Porque seus filhos brincam menos, uma em cada seis mães tem receio de que as crianças de hoje sejam privadas de sua infância. No Brasil, 86% das mães têm essa preocupação. "Embora eu tenha tido uma infância bastante diferente e livre, no interior de São Paulo, não deixo minhas filhas brincarem na rua", conta a empresária Neusinha Farina, de 36 anos, mãe de três meninas de 10, 8 e 3 anos. "Prefiro os parques fechados, onde elas ficam mais seguras. É a realidade delas", afirma. Há ainda outro tipo de preocupação materna que também ajudou a alçar as brasileiras às posições de liderança: o medo de o filho adoecer, contraindo vírus e bactérias pela convivência com outras crianças. E eis aqui um contra-senso. Cerca de 70% das brasileiras ouvidas consideram que sujar-se e entrar em contato com vermes é uma experiência valiosa para os pequenos. Ainda assim, elas evitam os espaços públicos.

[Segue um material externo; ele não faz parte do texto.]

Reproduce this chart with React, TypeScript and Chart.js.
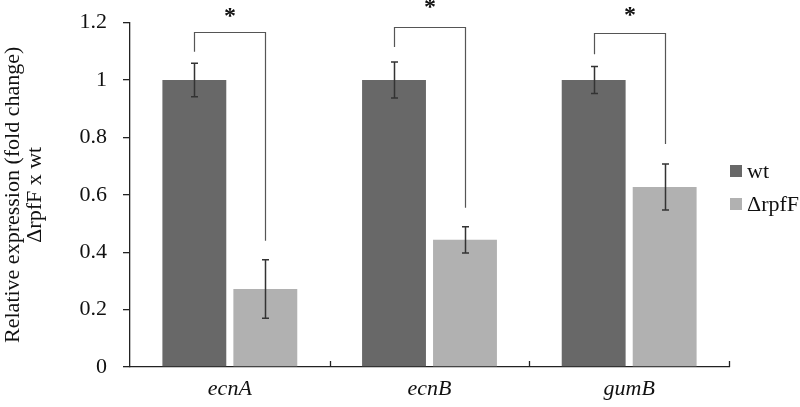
import React, { useEffect, useRef } from "react";
import { Chart, registerables } from "chart.js";

Chart.register(...registerables);

const categories = ["ecnA", "ecnB", "gumB"];
const seriesNames = ["wt", "\u0394rpfF"];
const wtValues = [1.0, 1.0, 1.0];
const wtErrors = [0.058, 0.063, 0.047];
const mutValues = [0.272, 0.443, 0.627];
const mutErrors = [0.102, 0.046, 0.08];
const yTicks = [0, 0.2, 0.4, 0.6, 0.8, 1, 1.2];
const bracketTop = [1.167, 1.185, 1.164];
const bracketLeftEnd = [1.098, 1.115, 1.09];
const bracketRightEnd = [0.44, 0.555, 0.777];
const starY = [1.23, 1.261, 1.233];
const starText = ["*", "*", "*"];

const FONT = "Liberation Serif";
const WT_COLOR = "#686868";
const MUT_COLOR = "#b1b1b1";

const overlay = {
  id: "overlay",
  afterDatasetsDraw(chart: any) {
    const ctx = chart.ctx;
    const y = chart.scales.y;
    const x = chart.scales.x;
    const errs = [wtErrors, mutErrors];
    const vals = [wtValues, mutValues];
    ctx.save();
    // error bars
    ctx.strokeStyle = "#333333";
    ctx.lineWidth = 1.5;
    for (let d = 0; d < 2; d++) {
      const meta = chart.getDatasetMeta(d);
      meta.data.forEach((bar: any, i: number) => {
        const cx = Math.round(bar.x) + 0.5;
        const yt = y.getPixelForValue(vals[d][i] + errs[d][i]);
        const yb = y.getPixelForValue(vals[d][i] - errs[d][i]);
        ctx.beginPath();
        ctx.moveTo(cx, yt);
        ctx.lineTo(cx, yb);
        ctx.moveTo(cx - 3.5, yt);
        ctx.lineTo(cx + 3.5, yt);
        ctx.moveTo(cx - 3.5, yb);
        ctx.lineTo(cx + 3.5, yb);
        ctx.stroke();
      });
    }
    // brackets + stars
    const m0 = chart.getDatasetMeta(0);
    const m1 = chart.getDatasetMeta(1);
    ctx.strokeStyle = "#555555";
    ctx.lineWidth = 1.2;
    categories.forEach((_c, i) => {
      const xl = Math.round(m0.data[i].x) + 0.5;
      const xr = Math.round(m1.data[i].x) + 0.5;
      const yt = Math.round(y.getPixelForValue(bracketTop[i])) + 0.5;
      ctx.beginPath();
      ctx.moveTo(xl, y.getPixelForValue(bracketLeftEnd[i]));
      ctx.lineTo(xl, yt);
      ctx.lineTo(xr, yt);
      ctx.lineTo(xr, y.getPixelForValue(bracketRightEnd[i]));
      ctx.stroke();
      ctx.fillStyle = "#111111";
      ctx.font = "bold 24px \"" + FONT + "\", serif";
      ctx.textAlign = "center";
      ctx.textBaseline = "middle";
      ctx.fillText(starText[i], (xl + xr) / 2, y.getPixelForValue(starY[i]) + 3);
    });
    // x-axis category boundary ticks (pointing up)
    ctx.strokeStyle = "#222222";
    ctx.lineWidth = 1.3;
    const step = x.getPixelForValue(1) - x.getPixelForValue(0);
    const base = y.getPixelForValue(0);
    for (let i = 0; i < categories.length; i++) {
      const bx = Math.round(x.getPixelForValue(i) + step / 2) + 0.5;
      ctx.beginPath();
      ctx.moveTo(bx, base);
      ctx.lineTo(bx, base - 6);
      ctx.stroke();
    }
    // legend
    const colors = [WT_COLOR, MUT_COLOR];
    const legendY = [171, 204];
    ctx.font = "22px \"" + FONT + "\", serif";
    ctx.textAlign = "left";
    ctx.textBaseline = "middle";
    seriesNames.forEach((name, k) => {
      ctx.fillStyle = colors[k];
      ctx.fillRect(730, legendY[k] - 6, 12, 12);
      ctx.fillStyle = "#111111";
      ctx.fillText(name, 747, legendY[k] + 1);
    });
    ctx.restore();
  },
};

export default function App() {
  const ref = useRef<HTMLCanvasElement | null>(null);
  useEffect(() => {
    document.body.style.margin = "0";
    const canvas = ref.current!;
    const chart = new Chart(canvas, {
      type: "bar",
      data: {
        labels: categories,
        datasets: [
          { label: seriesNames[0], data: wtValues, backgroundColor: WT_COLOR, categoryPercentage: 0.711, barPercentage: 0.9 },
          { label: seriesNames[1], data: mutValues, backgroundColor: MUT_COLOR, categoryPercentage: 0.711, barPercentage: 0.9 },
        ],
      },
      options: {
        responsive: false,
        animation: false,
        events: [],
        layout: { padding: { top: 22.6, right: 71, left: 0, bottom: 0 } },
        plugins: { legend: { display: false }, tooltip: { enabled: false } },
        scales: {
          x: {
            grid: { display: false, drawTicks: false },
            border: { display: true, color: "#222222", width: 1.3 },
            ticks: { color: "#111111", font: { family: FONT, size: 22, style: "italic" }, padding: 9 },
            afterFit: (s: any) => {
              s.height = 40;
              s.paddingLeft = 0;
              s.paddingRight = 0;
            },
          },
          y: {
            min: 0,
            max: 1.2,
            afterBuildTicks: (s: any) => { s.ticks = yTicks.map((v) => ({ value: v })); },
            ticks: {
              color: "#111111",
              font: { family: FONT, size: 22 },
              padding: 16,
              callback: (v: any) => String(Math.round(Number(v) * 10) / 10),
            },
            grid: { drawOnChartArea: false, drawTicks: true, tickLength: 7, color: "#222222", lineWidth: 1.3 },
            border: { display: true, color: "#222222", width: 1.3 },
            title: {
              display: true,
              text: ["Relative expression (fold change)", "\u0394rpfF x wt"],
              color: "#111111",
              font: { family: FONT, size: 22, lineHeight: 1.0 },
              padding: { top: 2, bottom: 0 },
            },
            afterFit: (s: any) => {
              s.width = 130;
              s.paddingTop = 0;
              s.paddingBottom = 0;
            },
          },
        },
      },
      plugins: [overlay],
    });
    return () => chart.destroy();
  }, []);
  return <canvas ref={ref} width={800} height={407} style={{ display: "block" }} />;
}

Brincar com terra, areia e água, ao contrário do que muitas mães imaginam, torna o sistema imunológico das crianças mais resistente. Além disso, como bem reconhecem as mães entrevistadas nesta pesquisa, brincar em parques e praças é a atividade que melhor proporciona a formação de vínculos com o filho.

Como a aflição materna influi diretamente na quantidade de tempo que os filhos passam dentro de casa, é inevitável que isso acabe por colocá-los diante de um aparelho de televisão. Desde muito cedo, eles se tornam dependentes de TV, vídeos e computadores. Oito em cada dez mulheres relatam que seus filhos vêem televisão com freqüência – especialmente se as crianças forem maiores, entre 7 e 12 anos. Não se trata de condenar esse tipo de atividade. Mas o ideal, dizem os especialistas, é que o passatempo se resuma a cerca de uma hora por dia. Bem menos do que a média atual dos meninos e meninas brasileiros, que passam três horas e meia diárias colados a uma tela. Esse problema é ainda maior em famílias com poucas crianças – quanto mais filhos em casa, mais eles brincam fora, mostra o estudo. Por fim, a falta de tempo das mães é, ao lado da questão da segurança, o maior obstáculo à brincadeira dos filhos. "As mulheres, de forma geral, são muito sobrecarregadas. Além das pressões externas, existem os conflitos internos, como o pouco tempo para se envolver com os filhos", escreveu o casal Singer. Quem paga a conta dessa sobrecarga são as crianças.